___ Provided data ___
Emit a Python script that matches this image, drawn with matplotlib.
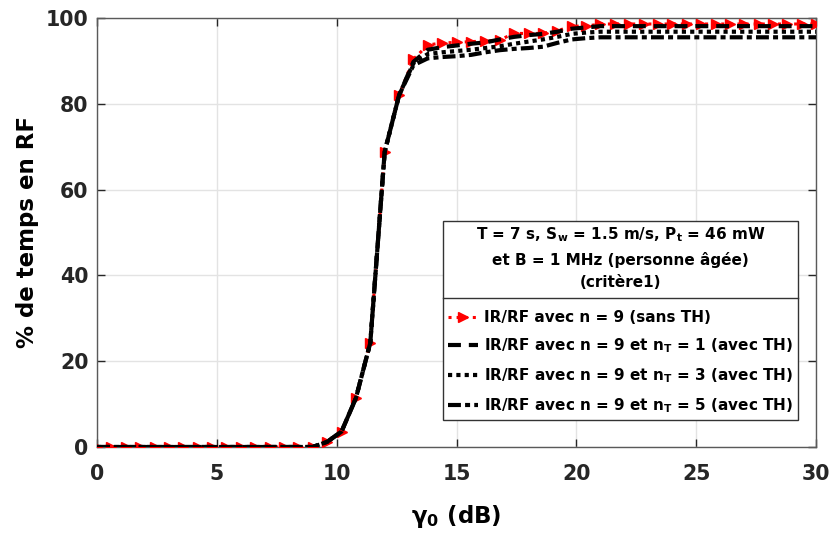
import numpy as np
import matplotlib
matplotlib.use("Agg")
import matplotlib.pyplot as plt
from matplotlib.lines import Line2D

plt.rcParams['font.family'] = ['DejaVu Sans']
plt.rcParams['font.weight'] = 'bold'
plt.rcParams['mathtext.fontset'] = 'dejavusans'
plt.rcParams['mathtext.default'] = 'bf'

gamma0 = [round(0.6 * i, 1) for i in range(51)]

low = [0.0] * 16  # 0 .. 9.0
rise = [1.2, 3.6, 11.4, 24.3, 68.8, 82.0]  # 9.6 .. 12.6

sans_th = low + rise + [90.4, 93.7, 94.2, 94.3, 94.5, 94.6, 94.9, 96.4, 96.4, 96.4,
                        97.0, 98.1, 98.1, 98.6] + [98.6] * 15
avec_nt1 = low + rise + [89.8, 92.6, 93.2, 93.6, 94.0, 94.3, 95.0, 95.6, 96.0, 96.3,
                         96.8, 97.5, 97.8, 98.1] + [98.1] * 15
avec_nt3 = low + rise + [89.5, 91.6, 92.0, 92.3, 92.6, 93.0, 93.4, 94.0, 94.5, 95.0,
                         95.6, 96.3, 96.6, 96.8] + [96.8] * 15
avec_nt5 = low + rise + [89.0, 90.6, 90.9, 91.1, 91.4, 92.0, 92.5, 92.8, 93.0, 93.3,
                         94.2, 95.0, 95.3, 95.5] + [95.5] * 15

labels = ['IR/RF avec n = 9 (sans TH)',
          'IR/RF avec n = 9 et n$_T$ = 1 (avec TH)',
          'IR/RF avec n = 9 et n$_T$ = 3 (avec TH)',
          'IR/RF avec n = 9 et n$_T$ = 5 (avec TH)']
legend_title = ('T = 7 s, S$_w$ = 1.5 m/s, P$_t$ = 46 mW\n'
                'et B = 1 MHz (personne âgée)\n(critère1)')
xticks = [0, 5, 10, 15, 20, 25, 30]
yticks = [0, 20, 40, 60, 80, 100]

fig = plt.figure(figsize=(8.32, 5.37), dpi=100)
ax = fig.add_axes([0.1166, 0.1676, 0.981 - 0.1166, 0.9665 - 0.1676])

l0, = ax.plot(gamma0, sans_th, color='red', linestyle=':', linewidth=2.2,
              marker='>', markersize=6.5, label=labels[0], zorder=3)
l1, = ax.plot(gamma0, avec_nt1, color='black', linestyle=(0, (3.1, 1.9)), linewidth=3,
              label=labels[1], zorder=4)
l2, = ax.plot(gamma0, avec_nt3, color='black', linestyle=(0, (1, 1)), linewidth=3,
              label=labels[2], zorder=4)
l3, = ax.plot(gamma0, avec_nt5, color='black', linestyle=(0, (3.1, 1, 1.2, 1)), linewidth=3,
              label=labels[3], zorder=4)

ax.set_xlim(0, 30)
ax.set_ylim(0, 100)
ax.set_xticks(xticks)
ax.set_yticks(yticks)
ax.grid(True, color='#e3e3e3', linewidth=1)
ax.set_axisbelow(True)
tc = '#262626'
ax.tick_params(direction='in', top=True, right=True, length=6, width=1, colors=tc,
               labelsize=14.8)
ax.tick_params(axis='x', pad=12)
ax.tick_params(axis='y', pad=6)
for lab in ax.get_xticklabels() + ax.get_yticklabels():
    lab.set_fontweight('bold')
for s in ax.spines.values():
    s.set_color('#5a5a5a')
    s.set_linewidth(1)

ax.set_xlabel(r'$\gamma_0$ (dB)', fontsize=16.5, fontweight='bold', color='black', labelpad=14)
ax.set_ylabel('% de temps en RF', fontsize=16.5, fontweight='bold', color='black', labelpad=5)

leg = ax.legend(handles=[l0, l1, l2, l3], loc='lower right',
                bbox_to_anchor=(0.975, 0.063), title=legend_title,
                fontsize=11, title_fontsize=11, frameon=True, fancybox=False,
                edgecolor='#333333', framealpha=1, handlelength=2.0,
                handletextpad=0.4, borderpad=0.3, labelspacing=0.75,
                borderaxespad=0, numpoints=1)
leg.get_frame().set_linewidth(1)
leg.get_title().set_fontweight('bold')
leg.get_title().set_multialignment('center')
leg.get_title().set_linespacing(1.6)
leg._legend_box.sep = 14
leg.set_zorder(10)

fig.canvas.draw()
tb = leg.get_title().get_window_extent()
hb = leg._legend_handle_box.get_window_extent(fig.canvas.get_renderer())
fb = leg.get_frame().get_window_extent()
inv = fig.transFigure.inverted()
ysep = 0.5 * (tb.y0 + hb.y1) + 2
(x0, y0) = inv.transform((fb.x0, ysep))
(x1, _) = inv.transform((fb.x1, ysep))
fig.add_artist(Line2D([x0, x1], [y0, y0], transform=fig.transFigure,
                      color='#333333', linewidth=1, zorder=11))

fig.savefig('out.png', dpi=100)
___
» Task prompt:
Your task is to return the lines above, from the first one up to and including the line containing "from matplotlib.lines import Line2D", minus any pictures.

» The reply:
Emit a Python script that matches this image, drawn with matplotlib.
import numpy as np
import matplotlib
matplotlib.use("Agg")
import matplotlib.pyplot as plt
from matplotlib.lines import Line2D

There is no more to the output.